Oireachtas Joint and Select Committees

Tuesday, 14 April 2015

Joint Oireachtas Committee on Agriculture, Food and the Marine

Basic Payment Scheme and GLAS: Discussion

2:00 pm

Mr. Flor McCarthy:

The farmers in the marginal areas I represent and me, as a farmer, are severely affected by this eligibility of ground issue. We must be allowed tolerances. It is as all the members have stated here today that no two departmental officials will arrive at the same decision and we need major tolerances. It is unacceptable that if one has 3% of a claim deemed ineligible ground involving two to three hectares, the penalty is trebled to nine hectares. If one is deemed to go over 20%, one is given a 100% penalty. What is in place cannot remain in future. We must be allowed major tolerances because we are dealing with land. We fully accept this as farmers.

I was at a meeting last night in the Cahirciveen region where there is a lot of marginal land. With the best will in the world, there could be a 10% variation on any three different planners or departmental officials. What we need here is major tolerances. As the president stated, we are filling up our area aid forms for submission by the end of May. We are the only country in Europe that has not made a decision on this eligible ground. It has to be made now. I cannot stress more strongly that we must have major tolerances. Otherwise, it will affect the farmers on the more peripheral areas, such as where Deputy Harrington comes from, and on the peninsulas, where there is marginal land. The strongest issue the committee should be pushing for with the Minister, Deputy Coveney, is major tolerances or major room for error. In any system, it will not be ideal. No matter how long we discuss this here today, we cannot come up with a clear definition of what is eligible or ineligible. What we need here - Europe will accept this - is a major margin.

Deputy Connaughton talked about lifting the designations, and the IFA fully supports him. It would be worth a significant amount of funding in the region I visited last night where farmers could plant land. The designations are denying us access to other schemes. The IFA supports this, but I do not know the likelihood of this happening with the European regulations. We fully support the lifting of designations where there is no compensation. All the farming organisations would be strongly of that view but we must also talk about something that we can achieve.

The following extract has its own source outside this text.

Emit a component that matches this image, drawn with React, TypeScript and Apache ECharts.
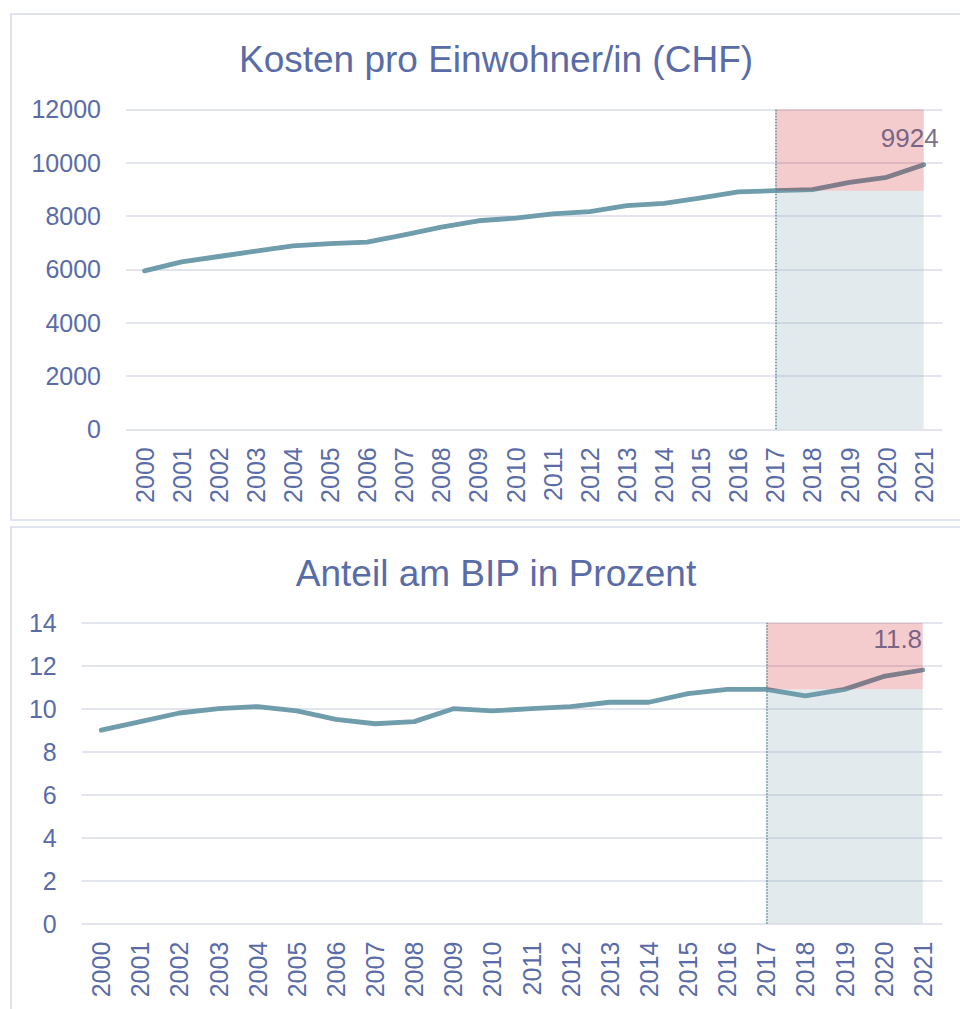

It is tolerances that we need. It is not an exact science as regards either the land that we are farming or the work of the inspectors. I have spoken to chief inspectors who have four or five men working under them. The assessment is run by little Hitlers. They cannot even control their own inspectors who work on their behalf on the ground. Their inspectors are pulling out rules and regulations.

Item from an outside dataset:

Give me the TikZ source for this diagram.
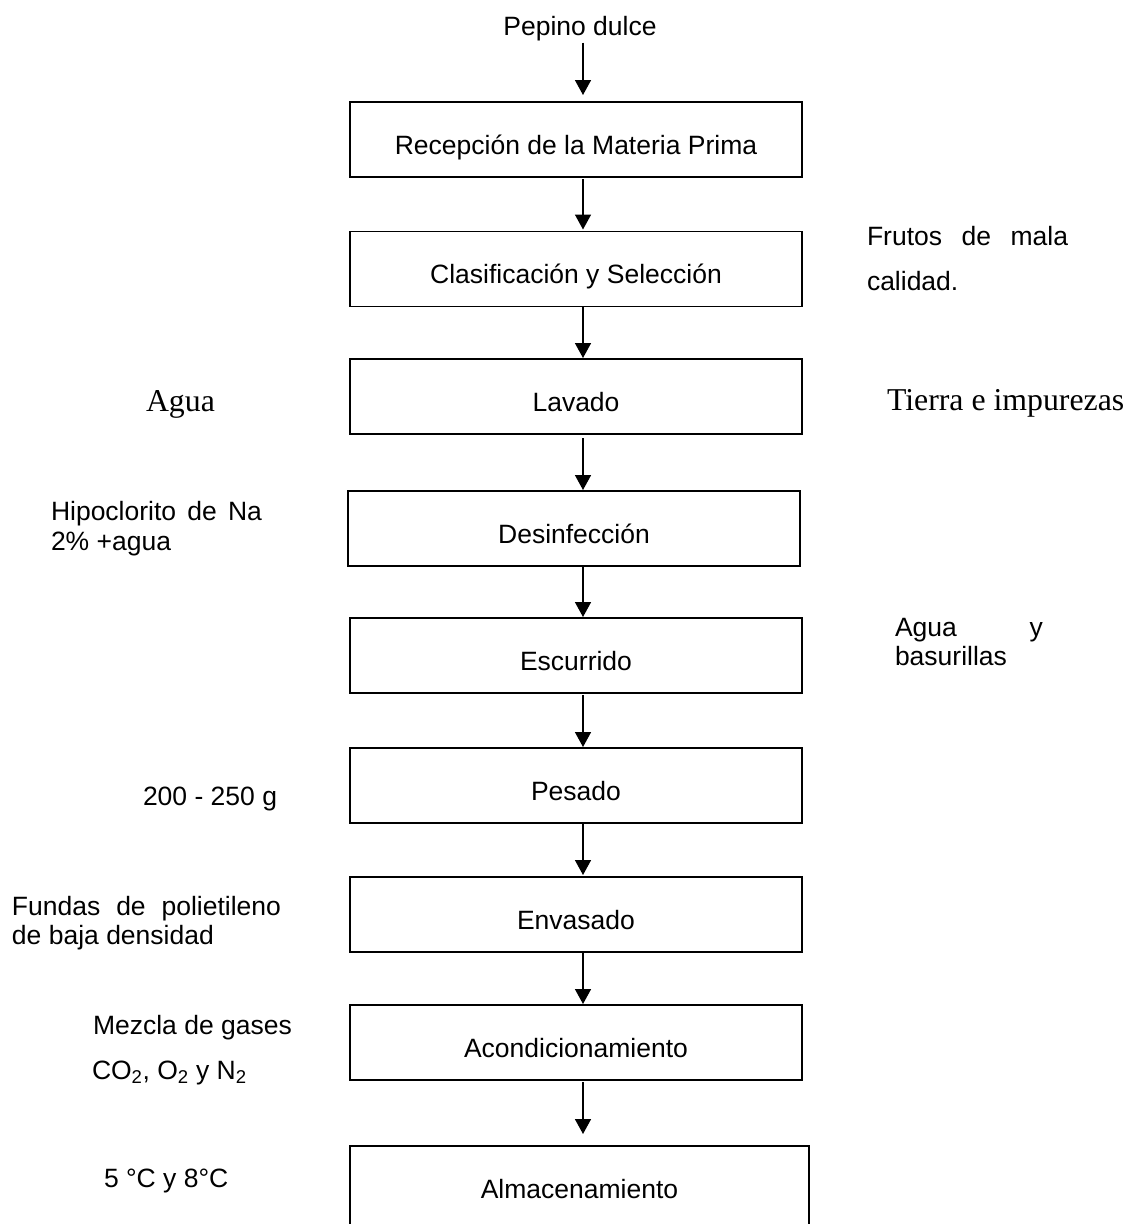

As a farmer, I am filling up my area aid form this year when I have not got clear guidance at this stage. As our president stated, that can affect me because we will not have stacking, as we had previously. If the Department decides I have five or ten hectares of ineligible ground next year, I cannot stack my entitlements back, as I could previously. That is why this 2015 area aid form is a significant decision for every farmer. It is not acceptable to think we are within a month of the closing date and the final decisions have still not been made. The way to deal with this is to have major room for error because no person sets out to draw funding fraudulently. We have no problem with a penalty being imposed where a person does something fraudulently. However, we are talking about farmers who are doing their best in filling up forms and maybe not getting advice from professionals. Some of them are doing it on their own. One has to make allowances in all walks of life. Some of them are older farmers and one must make allowances for that.